• **Prompt**:
Quote every line below exactly and skip any picture.

• **Information provided**:
_ _ _ _ _
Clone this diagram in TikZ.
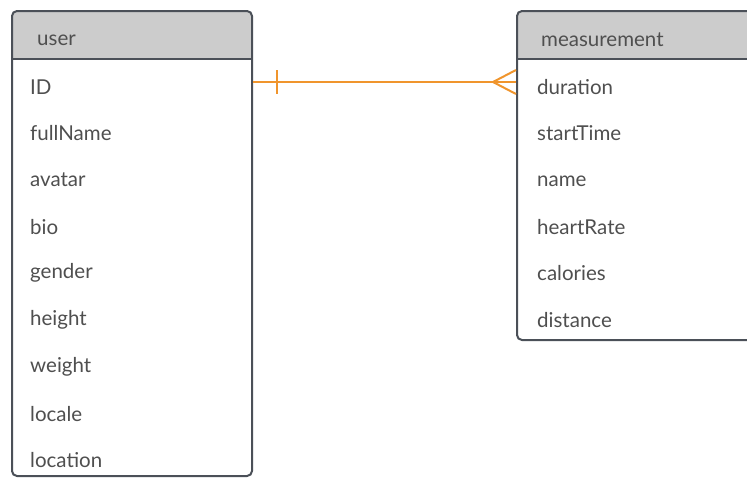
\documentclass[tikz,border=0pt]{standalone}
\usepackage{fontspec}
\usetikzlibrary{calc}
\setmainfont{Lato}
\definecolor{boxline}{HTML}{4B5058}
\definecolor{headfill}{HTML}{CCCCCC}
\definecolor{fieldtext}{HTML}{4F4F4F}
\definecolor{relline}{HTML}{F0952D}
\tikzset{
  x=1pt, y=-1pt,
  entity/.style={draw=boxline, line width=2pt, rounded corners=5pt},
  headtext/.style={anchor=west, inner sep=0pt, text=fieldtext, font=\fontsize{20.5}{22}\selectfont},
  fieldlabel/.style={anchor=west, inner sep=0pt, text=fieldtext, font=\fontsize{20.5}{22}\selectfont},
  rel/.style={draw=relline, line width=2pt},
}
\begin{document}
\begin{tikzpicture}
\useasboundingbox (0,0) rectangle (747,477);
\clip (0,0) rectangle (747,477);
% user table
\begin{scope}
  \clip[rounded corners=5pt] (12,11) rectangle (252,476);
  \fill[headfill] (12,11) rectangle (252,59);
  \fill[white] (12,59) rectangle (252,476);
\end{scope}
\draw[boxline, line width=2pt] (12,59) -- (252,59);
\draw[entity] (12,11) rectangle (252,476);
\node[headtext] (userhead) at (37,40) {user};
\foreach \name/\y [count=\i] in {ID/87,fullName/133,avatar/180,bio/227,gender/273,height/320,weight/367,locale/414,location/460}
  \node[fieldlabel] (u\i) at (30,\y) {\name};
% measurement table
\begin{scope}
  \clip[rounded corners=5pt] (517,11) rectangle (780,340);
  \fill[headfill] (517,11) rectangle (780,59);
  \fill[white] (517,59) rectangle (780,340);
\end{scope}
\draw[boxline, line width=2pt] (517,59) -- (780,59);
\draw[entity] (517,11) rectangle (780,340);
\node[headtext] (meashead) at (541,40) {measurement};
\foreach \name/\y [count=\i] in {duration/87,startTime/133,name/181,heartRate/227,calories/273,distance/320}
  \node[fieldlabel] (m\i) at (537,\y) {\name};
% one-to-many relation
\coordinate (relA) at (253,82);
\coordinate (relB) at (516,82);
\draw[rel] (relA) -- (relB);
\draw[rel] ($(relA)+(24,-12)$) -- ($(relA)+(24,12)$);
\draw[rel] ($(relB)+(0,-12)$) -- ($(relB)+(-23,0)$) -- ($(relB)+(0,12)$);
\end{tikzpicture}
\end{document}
_ _ _ _ _
• **Complete answer**:
Clone this diagram in TikZ.
\documentclass[tikz,border=0pt]{standalone}
\usepackage{fontspec}
\usetikzlibrary{calc}
\setmainfont{Lato}
\definecolor{boxline}{HTML}{4B5058}
\definecolor{headfill}{HTML}{CCCCCC}
\definecolor{fieldtext}{HTML}{4F4F4F}
\definecolor{relline}{HTML}{F0952D}
\tikzset{
  x=1pt, y=-1pt,
  entity/.style={draw=boxline, line width=2pt, rounded corners=5pt},
  headtext/.style={anchor=west, inner sep=0pt, text=fieldtext, font=\fontsize{20.5}{22}\selectfont},
  fieldlabel/.style={anchor=west, inner sep=0pt, text=fieldtext, font=\fontsize{20.5}{22}\selectfont},
  rel/.style={draw=relline, line width=2pt},
}
\begin{document}
\begin{tikzpicture}
\useasboundingbox (0,0) rectangle (747,477);
\clip (0,0) rectangle (747,477);
% user table
\begin{scope}
  \clip[rounded corners=5pt] (12,11) rectangle (252,476);
  \fill[headfill] (12,11) rectangle (252,59);
  \fill[white] (12,59) rectangle (252,476);
\end{scope}
\draw[boxline, line width=2pt] (12,59) -- (252,59);
\draw[entity] (12,11) rectangle (252,476);
\node[headtext] (userhead) at (37,40) {user};
\foreach \name/\y [count=\i] in {ID/87,fullName/133,avatar/180,bio/227,gender/273,height/320,weight/367,locale/414,location/460}
  \node[fieldlabel] (u\i) at (30,\y) {\name};
% measurement table
\begin{scope}
  \clip[rounded corners=5pt] (517,11) rectangle (780,340);
  \fill[headfill] (517,11) rectangle (780,59);
  \fill[white] (517,59) rectangle (780,340);
\end{scope}
\draw[boxline, line width=2pt] (517,59) -- (780,59);
\draw[entity] (517,11) rectangle (780,340);
\node[headtext] (meashead) at (541,40) {measurement};
\foreach \name/\y [count=\i] in {duration/87,startTime/133,name/181,heartRate/227,calories/273,distance/320}
  \node[fieldlabel] (m\i) at (537,\y) {\name};
% one-to-many relation
\coordinate (relA) at (253,82);
\coordinate (relB) at (516,82);
\draw[rel] (relA) -- (relB);
\draw[rel] ($(relA)+(24,-12)$) -- ($(relA)+(24,12)$);
\draw[rel] ($(relB)+(0,-12)$) -- ($(relB)+(-23,0)$) -- ($(relB)+(0,12)$);
\end{tikzpicture}
\end{document}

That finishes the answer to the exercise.